I was three when I first visited Parliament Hill. It was Canada’s 100th birthday and we weren’t about to miss the party.
Years later, before we were married, visiting Ottawa was a ritual for my husband and I. He had studied briefly in Ottawa and had friends there. Politics was their currency, and the Hill was the place to be for fireworks on July 1st.
We took the kids too for the Tulip festival and for several winters of Winterlude.
Every visit included a visit to Parliament Hill-we told the kids this was the most important place in Canada because it celebrated freedom.
They don’t remember much about these visits beyond the beaver tails long the Rideau canal.
One winter, we rode the train from Toronto to Ottawa with my parents and met up with some of my siblings for a wintry reunion of snowshoeing at Rideau Hall, ice sliding in Gatineau and skating on the canal.
On a frosty day, we walked over to the Hill to take a tour.

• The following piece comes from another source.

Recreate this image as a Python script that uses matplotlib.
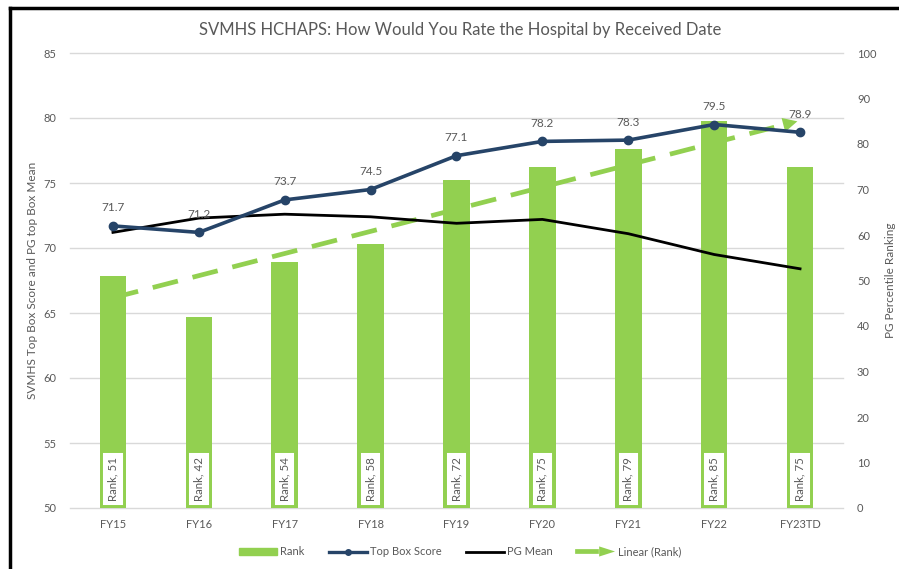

When we piled through the entrance at the Peace tower, our noisy group hushed down-even the youngest among us picked up on something magnificent about the place.
This week, an assorted group of Canadians showed stunning courage to try and keep it that way. I salute them all, including those who ran to help, instead of running away. To Barbara Winters, who tried to help Cpl. Nathan Cirillo, gunned down moments earlier while standing guard in front of the National War Memorial, I say this: you have made us remember the best in all of us. Winters told reporters this week she tried to talk to Cirillo and hopes he heard her.
You are loved.
You are brave.
You are good.
This kind of courage soothed my melancholy, one shared across the country. I will admit to fear gripping icy fingers around my heart at the news of the attacks. Was this place we Canadians flock to in all seasons, a place we hold fiercely as our own, where the very idea of our country is nourished daily, going to become armed and gated? What would this do to our open culture, celebrated around the world as one of our cherished values?
I was robbed last year. Thieves broke in and stole my jewellery and for a time, my open heart. No longer friendly at the door, I cowered in the dark at any doorbell, instructing everyone in the house not to answer the door. Police had advised us that thieves had likely been watching our house, that someone doing work at some point inside our house had likely seen a way in. I became suspicious of everyone unfamiliar on the street. Until I wasn’t. The feeling passed, as friends told me it would. Although we are now more vigilant, I have returned to my porch and neighbours… you can’t keep a girl down, after all. I love my street, my community-it’s in my nature.
So too we Canadians must be, will be. As rattled as they surely were, MP’s were back on the job the next morning, hugging one another, showing solidarity of the very best kind.
Criminals cannot and will not dictate to us how we act as a nation, how we govern ourselves or how we treat each other. They cannot and will not dictate our values, and they do not get to decide how we use our shared public spaces.
We will stand up, we will stand together, we will persevere and we will prevail.
Let there be no misunderstanding. We will not be intimidated.
Tomorrow, I will rant. Media coverage truly pissed me off.
Today, however, is a day for salutes and true patriot love.